DATA PROVIDED:
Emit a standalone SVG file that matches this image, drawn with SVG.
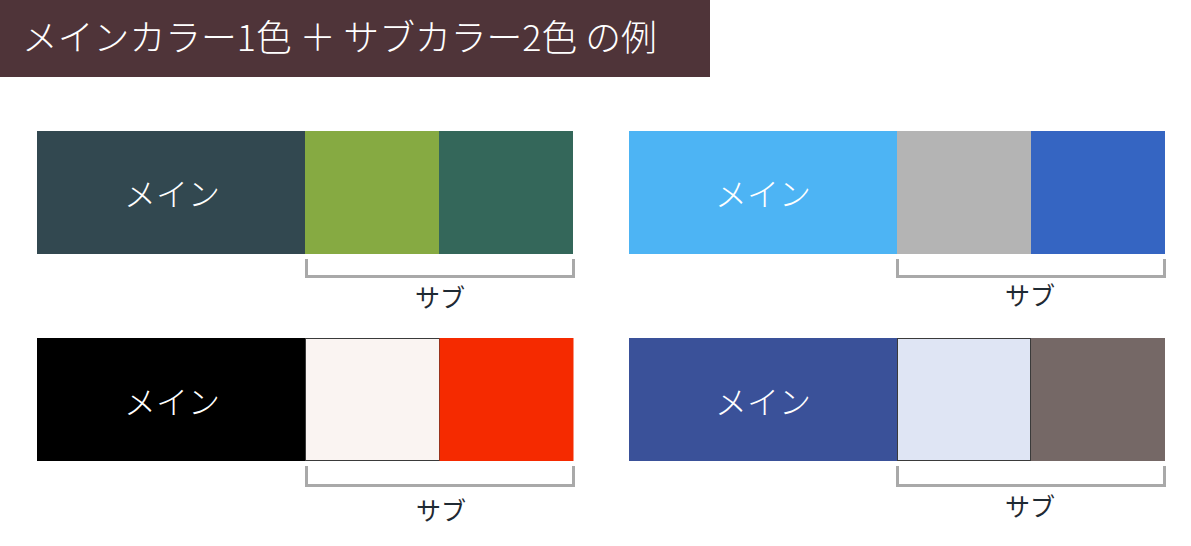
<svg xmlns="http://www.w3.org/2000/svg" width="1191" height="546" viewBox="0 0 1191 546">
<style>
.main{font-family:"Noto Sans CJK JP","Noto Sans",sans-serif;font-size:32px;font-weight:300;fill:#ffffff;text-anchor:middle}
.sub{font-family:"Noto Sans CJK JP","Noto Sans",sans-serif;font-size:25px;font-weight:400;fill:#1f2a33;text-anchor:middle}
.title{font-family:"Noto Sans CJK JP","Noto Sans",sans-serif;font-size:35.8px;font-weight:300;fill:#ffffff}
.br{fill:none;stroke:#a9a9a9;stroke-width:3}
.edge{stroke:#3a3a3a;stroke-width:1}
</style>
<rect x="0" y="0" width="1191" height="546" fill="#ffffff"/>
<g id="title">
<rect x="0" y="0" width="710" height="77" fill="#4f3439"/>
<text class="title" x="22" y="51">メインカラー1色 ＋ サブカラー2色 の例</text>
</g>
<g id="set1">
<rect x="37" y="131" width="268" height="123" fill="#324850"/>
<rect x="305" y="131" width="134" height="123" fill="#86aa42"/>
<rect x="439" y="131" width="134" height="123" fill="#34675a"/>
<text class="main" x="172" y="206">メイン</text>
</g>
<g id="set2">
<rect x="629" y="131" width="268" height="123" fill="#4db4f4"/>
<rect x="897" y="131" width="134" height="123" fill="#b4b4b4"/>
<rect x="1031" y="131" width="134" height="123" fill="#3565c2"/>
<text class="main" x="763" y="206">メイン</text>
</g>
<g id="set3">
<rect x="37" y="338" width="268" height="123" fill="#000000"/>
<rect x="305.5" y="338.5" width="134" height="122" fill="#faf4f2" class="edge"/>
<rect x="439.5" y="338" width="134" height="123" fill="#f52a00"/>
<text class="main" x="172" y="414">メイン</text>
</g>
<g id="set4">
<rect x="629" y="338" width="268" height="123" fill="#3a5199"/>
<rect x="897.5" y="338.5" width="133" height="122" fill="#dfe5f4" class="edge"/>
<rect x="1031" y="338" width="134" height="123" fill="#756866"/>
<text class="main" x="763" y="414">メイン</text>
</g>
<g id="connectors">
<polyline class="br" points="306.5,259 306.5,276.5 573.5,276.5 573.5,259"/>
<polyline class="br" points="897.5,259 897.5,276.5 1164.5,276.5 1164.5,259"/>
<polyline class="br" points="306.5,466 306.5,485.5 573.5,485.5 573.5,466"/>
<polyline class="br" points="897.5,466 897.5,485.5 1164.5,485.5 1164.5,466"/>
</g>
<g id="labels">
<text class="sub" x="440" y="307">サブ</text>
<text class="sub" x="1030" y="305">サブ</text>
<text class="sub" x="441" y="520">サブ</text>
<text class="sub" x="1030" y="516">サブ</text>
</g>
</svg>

GIVEN INSTRUCTION:
Copy each line exactly, and leave the pictures out of your copy.

FINISHED EXERCISE:
Emit a standalone SVG file that matches this image, drawn with SVG.
<svg xmlns="http://www.w3.org/2000/svg" width="1191" height="546" viewBox="0 0 1191 546">
<style>
.main{font-family:"Noto Sans CJK JP","Noto Sans",sans-serif;font-size:32px;font-weight:300;fill:#ffffff;text-anchor:middle}
.sub{font-family:"Noto Sans CJK JP","Noto Sans",sans-serif;font-size:25px;font-weight:400;fill:#1f2a33;text-anchor:middle}
.title{font-family:"Noto Sans CJK JP","Noto Sans",sans-serif;font-size:35.8px;font-weight:300;fill:#ffffff}
.br{fill:none;stroke:#a9a9a9;stroke-width:3}
.edge{stroke:#3a3a3a;stroke-width:1}
</style>
<rect x="0" y="0" width="1191" height="546" fill="#ffffff"/>
<g id="title">
<rect x="0" y="0" width="710" height="77" fill="#4f3439"/>
<text class="title" x="22" y="51">メインカラー1色 ＋ サブカラー2色 の例</text>
</g>
<g id="set1">
<rect x="37" y="131" width="268" height="123" fill="#324850"/>
<rect x="305" y="131" width="134" height="123" fill="#86aa42"/>
<rect x="439" y="131" width="134" height="123" fill="#34675a"/>
<text class="main" x="172" y="206">メイン</text>
</g>
<g id="set2">
<rect x="629" y="131" width="268" height="123" fill="#4db4f4"/>
<rect x="897" y="131" width="134" height="123" fill="#b4b4b4"/>
<rect x="1031" y="131" width="134" height="123" fill="#3565c2"/>
<text class="main" x="763" y="206">メイン</text>
</g>
<g id="set3">
<rect x="37" y="338" width="268" height="123" fill="#000000"/>
<rect x="305.5" y="338.5" width="134" height="122" fill="#faf4f2" class="edge"/>
<rect x="439.5" y="338" width="134" height="123" fill="#f52a00"/>
<text class="main" x="172" y="414">メイン</text>
</g>
<g id="set4">
<rect x="629" y="338" width="268" height="123" fill="#3a5199"/>
<rect x="897.5" y="338.5" width="133" height="122" fill="#dfe5f4" class="edge"/>
<rect x="1031" y="338" width="134" height="123" fill="#756866"/>
<text class="main" x="763" y="414">メイン</text>
</g>
<g id="connectors">
<polyline class="br" points="306.5,259 306.5,276.5 573.5,276.5 573.5,259"/>
<polyline class="br" points="897.5,259 897.5,276.5 1164.5,276.5 1164.5,259"/>
<polyline class="br" points="306.5,466 306.5,485.5 573.5,485.5 573.5,466"/>
<polyline class="br" points="897.5,466 897.5,485.5 1164.5,485.5 1164.5,466"/>
</g>
<g id="labels">
<text class="sub" x="440" y="307">サブ</text>
<text class="sub" x="1030" y="305">サブ</text>
<text class="sub" x="441" y="520">サブ</text>
<text class="sub" x="1030" y="516">サブ</text>
</g>
</svg>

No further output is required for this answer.